Read the Overview, Getting Started. To get a short list of the "most important" options, see the description of the Method, Tables, and Output Variables tabs. The descriptions say "this checkbox corresponds to the XYZ option." The options mentioned in these dialog boxes are the most important.

chemicalab · Posted 12-02-2011 10:15 AM

Hi Rick,

Thnak you for your reply, it was insightful, could i ask you something else?

What is the preferable dataform for the input variables, should they be coded into binary form or the original raw form they had?

thnx in advance

Rick_SAS · Posted 12-02-2011 10:22 AM

In the original coordinates.

But to be honest, I'm not sure what you mean by "binary form." The original coordinates are continuous (interval), right? So the clustering is a subdivision of the variable space into k disjoint regions, each region corresponding to a cluster. I don't see any binary variables in this problem.

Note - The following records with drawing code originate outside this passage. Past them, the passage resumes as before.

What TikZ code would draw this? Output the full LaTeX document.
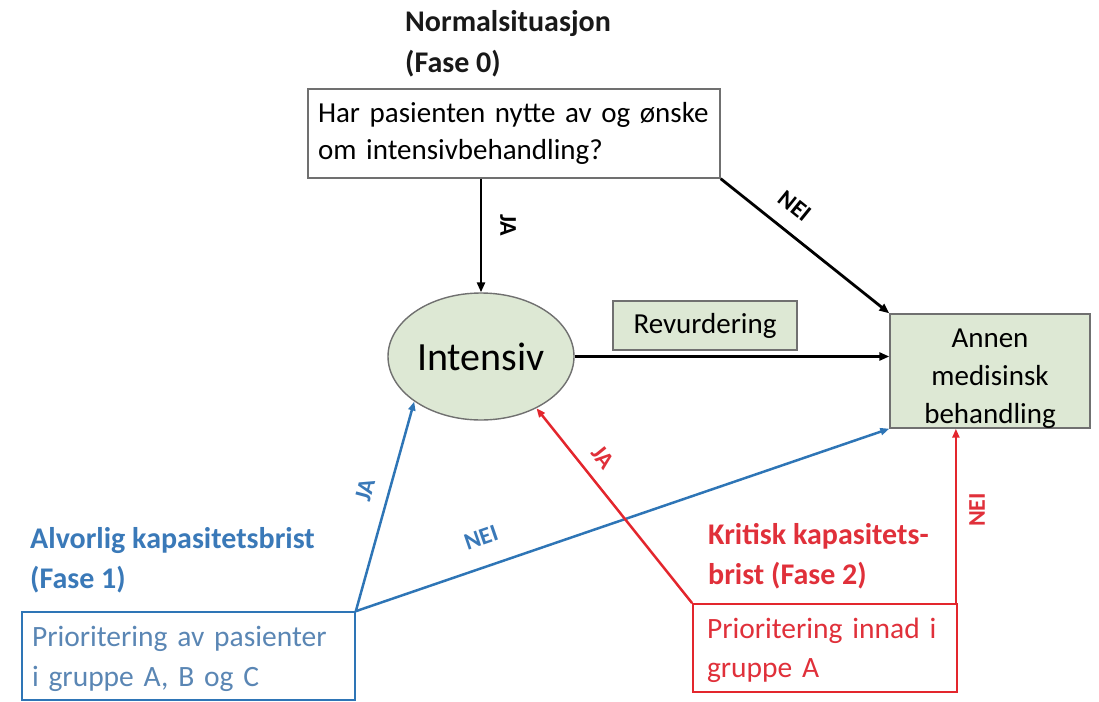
\documentclass[tikz,border=0pt]{standalone}
\usepackage{fontspec}
\setmainfont{Carlito}
\usetikzlibrary{arrows.meta,shapes.geometric}
\definecolor{gfill}{HTML}{DDE8D4}
\definecolor{gborder}{HTML}{707070}
\definecolor{bline}{HTML}{2E75B6}
\definecolor{btext}{HTML}{3A79B8}
\definecolor{bbox}{HTML}{5A86B4}
\definecolor{rline}{HTML}{E3262D}
\definecolor{rtext}{HTML}{E0303A}
\tikzset{
  boldt/.style={font=\fontsize{30}{40}\selectfont\bfseries, inner sep=0pt, align=left},
  lbl/.style={font=\fontsize{24}{26}\selectfont\bfseries, inner sep=0pt},
  gbox/.style={draw=gborder, line width=1.4pt, fill=gfill, font=\fontsize{29}{38}\selectfont},
  wbox/.style={draw=gborder, line width=1.4pt, fill=white, font=\fontsize{29}{37}\selectfont},
  arr/.style={line width=2.8pt, -{Triangle[length=10pt,width=8pt]}},
  carr/.style={line width=2.5pt, -{Triangle[length=9pt,width=7pt]}},
}
\begin{document}
\begin{tikzpicture}[x=1pt,y=-1pt]
\useasboundingbox (0,0) rectangle (1099,701);
% titles
\node[boldt, anchor=base west, text=black!90] (t0) at (405,72) {Normalsituasjon\\(Fase 0)};
\node[boldt, anchor=base west, text=btext] (t1) at (30,588) {Alvorlig kapasitetsbrist\\(Fase 1)};
\node[boldt, anchor=base west, text=rtext] (t2) at (708,584) {Kritisk kapasitets-\\brist (Fase 2)};
% boxes
\node[wbox, minimum width=412pt, minimum height=89pt, text width=392pt, align=left, inner sep=0pt] (q) at (514,133.5)
  {Har pasienten nytte av og ønske\\om intensivbehandling?};
\node[ellipse, gbox, minimum width=186pt, minimum height=127pt, inner sep=0pt, font=\fontsize{40}{44}\selectfont] (int) at (481,356.5) {Intensiv};
\node[gbox, minimum width=184pt, minimum height=49pt, inner sep=0pt] (rev) at (705,325.5) {Revurdering};
\node[gbox, minimum width=200pt, minimum height=114pt, align=center, inner sep=0pt] (ann) at (990,371) {\rule{0pt}{33pt}Annen\\medisinsk\\behandling};
\node[draw=bline, line width=1.6pt, minimum width=333pt, minimum height=88pt, text width=313pt, align=left, inner sep=0pt, text=bbox, font=\fontsize{29.5}{40}\selectfont] (b1) at (188.5,656) {\rule{0pt}{26pt}Prioritering av pasienter\\i gruppe A, B og C};
\node[draw=rline, line width=1.8pt, fill=white, minimum width=264pt, minimum height=88pt, text width=236pt, align=left, inner sep=0pt, text=rtext, font=\fontsize{29.5}{39}\selectfont] (r1) at (825,648) {\rule{0pt}{26pt}\mbox{Prioritering innad i}\\gruppe A};
% black connectors
\draw[arr] (int.north |- q.south) -- (int.north);
\draw[arr] (q.south east) -- (ann.north west);
\draw[arr] (int.east) -- (ann.west |- int.east);
% blue connectors
\draw[carr, bline] (b1.north east) -- (int.214);
\draw[carr, bline] (b1.north east) -- (ann.south west);
% red connectors
\draw[carr, rline] (r1.north west) -- (int.317);
\coordinate (rn) at ([xshift=-2pt]r1.north east);
\draw[carr, rline] (rn) -- (rn |- ann.south);
% labels
\node[lbl, rotate=-90] (lja0) at (508,225) {JA};
\node[lbl, rotate=-39] (lnei0) at (795,206) {NEI};
\node[lbl, rotate=75, text=btext] (lja1) at (365,490) {JA};
\node[lbl, rotate=19, text=btext] (lnei1) at (481,538) {NEI};
\node[lbl, rotate=-51, text=rtext] (lja2) at (603,457) {JA};
\node[lbl, rotate=90, text=rtext] (lnei2) at (977,510) {NEI};
\end{tikzpicture}
\end{document}
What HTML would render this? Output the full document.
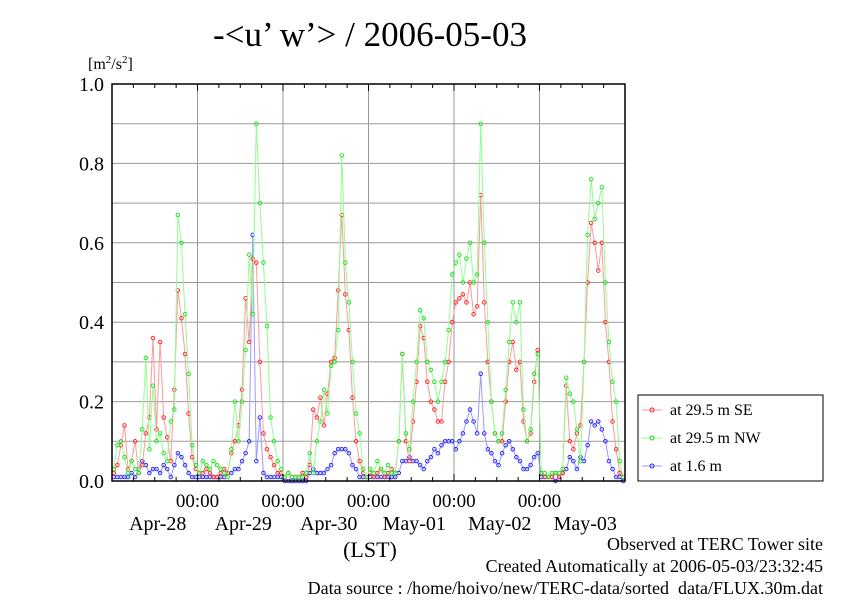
<!DOCTYPE html>
<html><head><meta charset="utf-8"><style>
body{margin:0;background:#fff;width:842px;height:595px;overflow:hidden}
svg{font-family:"Liberation Serif",serif}
</style></head><body>
<svg id="chart" width="842" height="595">
<text x="370" y="46" font-size="35" text-anchor="middle">-&lt;u’ w’&gt; / 2006-05-03</text>
<text x="88" y="69" font-size="16">[m<tspan font-size="11" dy="-6">2</tspan><tspan dy="6">/s</tspan><tspan font-size="11" dy="-6">2</tspan><tspan dy="6">]</tspan></text>
<g id="grid"></g><g id="series"></g><g id="axes"></g>
<g>
<rect x="638" y="395" width="185" height="86" fill="#fff" stroke="#000"/>
<g id="legend"></g></g>
<text x="370" y="557" font-size="22" text-anchor="middle">(LST)</text>
<text x="823" y="550" font-size="18" text-anchor="end">Observed at TERC Tower site</text>
<text x="823" y="572" font-size="18" text-anchor="end">Created Automatically at 2006-05-03/23:32:45</text>
<text x="823" y="594" font-size="18" text-anchor="end">Data source : /home/hoivo/new/TERC-data/sorted_data/FLUX.30m.dat</text>
</svg>
<script>
const dayLabels=["Apr-28","Apr-29","Apr-30","May-01","May-02","May-03"];
const yTicks=[0,0.2,0.4,0.6,0.8,1.0];
const seriesNames=["at 29.5 m SE","at 29.5 m NW","at 1.6 m"];
const redSE=[0.02,0.04,0.09,0.14,0.03,0.05,0.1,0.02,0.04,0.12,0.16,0.36,0.13,0.35,0.16,0.11,0.05,0.23,0.48,0.41,0.32,0.17,0.06,0.03,
0.02,0.02,0.03,0.02,0.01,0.01,0.02,0.03,0.02,0.07,0.1,0.14,0.23,0.46,0.35,0.56,0.55,0.3,0.12,0.08,0.06,0.04,0.02,0.02,
0.01,0.02,0.01,0.01,0.01,0.02,0.01,0.04,0.18,0.16,0.21,0.14,0.22,0.3,0.31,0.48,0.67,0.47,0.38,0.21,0.1,0.05,0.02,0.01,
0.02,0.01,0.02,0.03,0.01,0.02,0.03,0.02,0.1,0.32,0.1,0.05,0.15,0.25,0.39,0.36,0.25,0.2,0.18,0.15,0.15,0.25,0.3,0.4,
0.45,0.46,0.47,0.45,0.5,0.42,0.44,0.72,0.45,0.3,0.2,0.12,0.1,0.1,0.2,0.3,0.35,0.28,0.3,0.15,0.1,0.12,0.25,0.33,
0.02,0.01,0.01,0.01,0.02,0.01,0.02,0.24,0.1,0.08,0.12,0.14,0.3,0.5,0.65,0.6,0.53,0.6,0.4,0.3,0.15,0.08,0.02,0.01];
const greenNW=[0.03,0.09,0.1,0.06,0.02,0.05,0.03,0.02,0.13,0.31,0.08,0.24,0.1,0.12,0.07,0.05,0.15,0.18,0.67,0.6,0.42,0.27,0.09,0.04,
0.02,0.05,0.04,0.03,0.05,0.04,0.03,0.02,0.01,0.08,0.2,0.1,0.2,0.33,0.57,0.42,0.9,0.7,0.55,0.39,0.16,0.1,0.05,0.03,
0.01,0.02,0.01,0.01,0.01,0.01,0.02,0.07,0.02,0.1,0.15,0.23,0.17,0.29,0.3,0.38,0.82,0.55,0.45,0.3,0.17,0.12,0.03,0.01,
0.03,0.02,0.05,0.03,0.02,0.04,0.02,0.02,0.1,0.32,0.12,0.08,0.2,0.3,0.43,0.41,0.3,0.28,0.25,0.2,0.25,0.3,0.38,0.52,
0.55,0.57,0.5,0.56,0.6,0.5,0.52,0.9,0.6,0.4,0.2,0.12,0.1,0.12,0.23,0.35,0.45,0.4,0.45,0.18,0.1,0.13,0.27,0.32,
0.02,0.02,0.01,0.02,0.02,0.02,0.03,0.26,0.22,0.2,0.13,0.05,0.3,0.62,0.76,0.66,0.7,0.74,0.5,0.35,0.25,0.2,0.05,0.01];
const blue16=[0.01,0.01,0.01,0.01,0.01,0.02,0.01,0.03,0.05,0.04,0.02,0.03,0.03,0.02,0.04,0.03,0.01,0.04,0.07,0.06,0.04,0.02,0.01,0.01,
0.01,0.01,0.01,0.01,0.01,0.01,0.01,0.01,0.02,0.02,0.03,0.03,0.05,0.07,0.1,0.62,0.05,0.16,0.02,0.01,0.01,0.01,0.01,0.01,
0,0,0,0,0,0,0,0.02,0.03,0.02,0.02,0.02,0.03,0.04,0.07,0.08,0.08,0.08,0.07,0.04,0.03,0.01,0.01,0.01,
0.01,0.01,0.01,0.01,0.01,0.01,0.01,0.01,0.02,0.05,0.05,0.06,0.05,0.05,0.04,0.03,0.05,0.06,0.08,0.07,0.09,0.1,0.1,0.1,
0.08,0.1,0.12,0.15,0.18,0.15,0.12,0.27,0.12,0.08,0.07,0.05,0.04,0.07,0.09,0.1,0.08,0.06,0.05,0.03,0.03,0.04,0.06,0.07,
0.01,0.01,0.01,0.01,0,0.01,0.02,0.03,0.06,0.05,0.03,0.06,0.05,0.09,0.15,0.14,0.15,0.13,0.1,0.05,0.03,0.01,0.01,0];
const X0=112,X1=625,Y0=481,Y1=84,HOURS=144;
const xs=h=>X0+(X1-X0)*h/HOURS;
const ys=v=>Y0-(Y0-Y1)*v;
const NS="http://www.w3.org/2000/svg";
function mk(parent,tag,attrs){const e=document.createElementNS(NS,tag);for(const k in attrs)e.setAttribute(k,attrs[k]);document.getElementById(parent).appendChild(e);return e;}
for(let v=0.1;v<0.99;v+=0.1){const l=mk("grid","line",{x1:X0,x2:X1,y1:ys(v),y2:ys(v),stroke:"#999","stroke-width":1});

}
for(let d=1;d<6;d++){const l=mk("grid","line",{x1:xs(d*24),x2:xs(d*24),y1:Y1,y2:Y0,stroke:"#999","stroke-width":1});


const t=mk("axes","text",{x:xs(d*24),y:507,"font-size":19,"text-anchor":"middle"});t.textContent="00:00";

}
for(let h=6;h<HOURS;h+=6){mk("axes","line",{x1:xs(h),x2:xs(h),y1:Y1,y2:Y1+(h%24?4:7),stroke:"#000"});mk("axes","line",{x1:xs(h),x2:xs(h),y1:Y0,y2:Y0-(h%24?4:7),stroke:"#000"});}
dayLabels.forEach((s,i)=>{const t=mk("axes","text",{x:xs(i*24+12)+3,y:530,"font-size":20,"text-anchor":"middle"});t.textContent=s;

});
yTicks.forEach(v=>{const t=mk("axes","text",{x:104,y:ys(v)+7,"font-size":20,"text-anchor":"end"});t.textContent=v.toFixed(1);

});
const frame=mk("axes","rect",{x:X0,y:Y1,width:X1-X0,height:Y0-Y1,fill:"none",stroke:"#000","stroke-width":1.5});


const sets=[[redSE,"#ff9a9a","#ff2020"],[greenNW,"#90ff90","#20dd20"],[blue16,"#9a9aff","#2020ff"]];
[2,0,1].forEach(i=>{const [d,lc,mc]=sets[i];
const p=mk("series","polyline",{points:d.map((v,h)=>xs(h+0.5)+","+ys(v)).join(" "),fill:"none",stroke:lc,"stroke-width":1});


d.forEach((v,h)=>{const c=mk("series","circle",{cx:xs(h+0.5),cy:ys(v),r:1.8,fill:"none",stroke:mc,"stroke-width":0.9});

});});
seriesNames.forEach((n,i)=>{const y=410+i*28;
const l=mk("legend","line",{x1:642,x2:662,y1:y,y2:y,stroke:sets[i][1]});
const c=mk("legend","circle",{cx:652,cy:y,r:2,fill:"none",stroke:sets[i][2]});
const t=mk("legend","text",{x:670,y:y+5,"font-size":16});t.textContent=n;

});
</script>
</body></html>
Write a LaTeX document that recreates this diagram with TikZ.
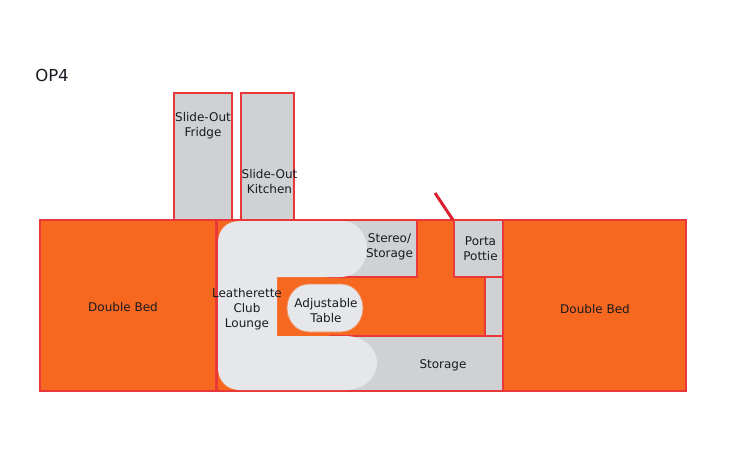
\documentclass[tikz,border=0pt]{standalone}
\usepackage{fontspec}
\setmainfont{DejaVu Sans}
\definecolor{bedor}{HTML}{F66820}
\definecolor{wallred}{HTML}{E8383A}
\definecolor{doorred}{HTML}{DC2030}
\definecolor{cabgrey}{HTML}{CFD1D3}
\definecolor{cushion}{HTML}{E5E7EA}
\definecolor{inktext}{HTML}{1A1A22}
\tikzset{
  wall/.style={draw=wallred,line width=2pt},
  cabinet/.style={wall,fill=cabgrey},
  floorpart/.style={wall,fill=bedor},
  label/.style={font=\fontsize{12}{15}\selectfont,text=inktext,align=center,inner sep=0pt}
}
\begin{document}
\begin{tikzpicture}[x=1pt,y=-1pt]
\useasboundingbox[fill=white] (0,0) rectangle (731,469);
% slide-outs
\draw[cabinet] (174,92.5) rectangle (232,220);
\draw[cabinet] (241,92.5) rectangle (294,220);
% body
\draw[floorpart] (40,220) rectangle (686,391);
% cabinets
\draw[cabinet] (328,220) rectangle (417,277);
\draw[cabinet] (454,220) rectangle (503,277);
\draw[cabinet] (485,277) rectangle (503,336);
\draw[cabinet] (330,336) rectangle (503,391);
\draw[wallred,line width=2pt] (503,220) -- (503,391);
% door
\draw[doorred,line width=3pt] (435,193) -- (453,220);
% bed divider
\draw[wallred,line width=3pt] (216,220) -- (216,391);
% lounge
\fill[cushion] (240,221) -- (343,221)
  .. controls (358,221) and (367,236) .. (367,249)
  .. controls (367,262) and (358,277) .. (340,277)
  -- (277,277) -- (277,336) -- (345,336)
  .. controls (365,336) and (377,349) .. (377,362)
  .. controls (377,377) and (365,390) .. (345,390)
  -- (240,390)
  .. controls (226,390) and (218,380) .. (218,368)
  -- (218,243)
  .. controls (218,230) and (226,221) .. (240,221) -- cycle;
% table
\draw[fill=cushion,draw=bedor!70!cushion,line width=0.8pt] (309,284) -- (341,284)
  .. controls (354,284) and (363,295) .. (363,308)
  .. controls (363,321) and (354,332) .. (341,332)
  -- (309,332)
  .. controls (296,332) and (287,321) .. (287,308)
  .. controls (287,295) and (296,284) .. (309,284) -- cycle;
% labels
\node[label] (title) at (52,75.5) {\fontsize{16.5}{18}\selectfont OP4};
\node[label] (fridge) at (203,126) {Slide-Out\\Fridge};
\node[label] (kitchen) at (269.5,182) {Slide-Out\\Kitchen};
\node[label] (bedl) at (123,307) {Double Bed};
\node[label] (bedr) at (595,309.5) {Double Bed};
\node[label] (lounge) at (247,309.5) {Leatherette\\Club\\Lounge};
\node[label] (table) at (326,310.5) {Adjustable\\Table};
\node[label] (stereo) at (389.5,247) {Stereo/\\Storage};
\node[label] (porta) at (480.5,249) {Porta\\Pottie};
\node[label] (storage) at (443,365.5) {Storage};
\end{tikzpicture}
\end{document}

chemicalab · Posted 12-02-2011 10:31 AM

yes most of them are continuous, some of them are in binary form (0,1) meaning the variables tha are used for discriminant analysis, the class variables (the clusters) are in form 1-9.

Rick_SAS · Posted 12-02-2011 11:05 AM

Sorry, but I'm confused. You said in your original post that you did a clustering analysis. A clustering analysis is "unsupervised learning" and does not involve any response variables.

1) If you use the centroids of each cluster to score subsequent obs, then the entire analysis can be done in the original coordinates of the X vars.

2) If you use discriminant analysis to score subsequent obs (which I don't recommend), then you have a single categorical response variable with values 1-9 that you use to classify future observations.

In either case, there are no binary variables that I can see.

chemicalab · Posted 12-04-2011 05:56 AM

I did some research but could use a confirmation.

1) Cluster procedure:

proc cluster data = /* WHICH DATA */

method=ward /* WHAT LINKAGE */

outtree=

ccc pseudo print=15/* OUTPUT DATA INCLUDING SOLUTION */;

id CHOSEN ID /*VAR THAT WILL BE CLUSTERED */;

var /*VARS TO BE CLUSTERED */;

run;

/*Produce tree so as to see the shape of solution */

ods graphics on;

proc tree nclusters=5 /* HOW MANY CLUSTERS */

data= /* OUTPUT DATA OF STEP 1 IS INPUT DATA IN STEP 2 */

out=/* FINAL DATA INCLUDING SOLUTION */;

id chosen ID;

run;

ods graphics off;

proc sort data =

out=;

by Cluster;

run;

proc means data =;

output out=;

run;

proc fastclus data=<newdata>

maxclusters=<nclusters>

seed=<centroids>

maxiter=0 out=<scored>

My question here is how the proc means syntax should be cause it doesnt make sense to use the output from the tree that contains only the cluster and ID.

2) Fastclus

proc fastclus data=

outstat=

maxclusters=5;

var ;

id chosen ID;

run;

proc means data=

proc fastclus instat=

out=score data;

run;

Same here as above regarding the proc means syntax, what should be my input?

Thnx in advance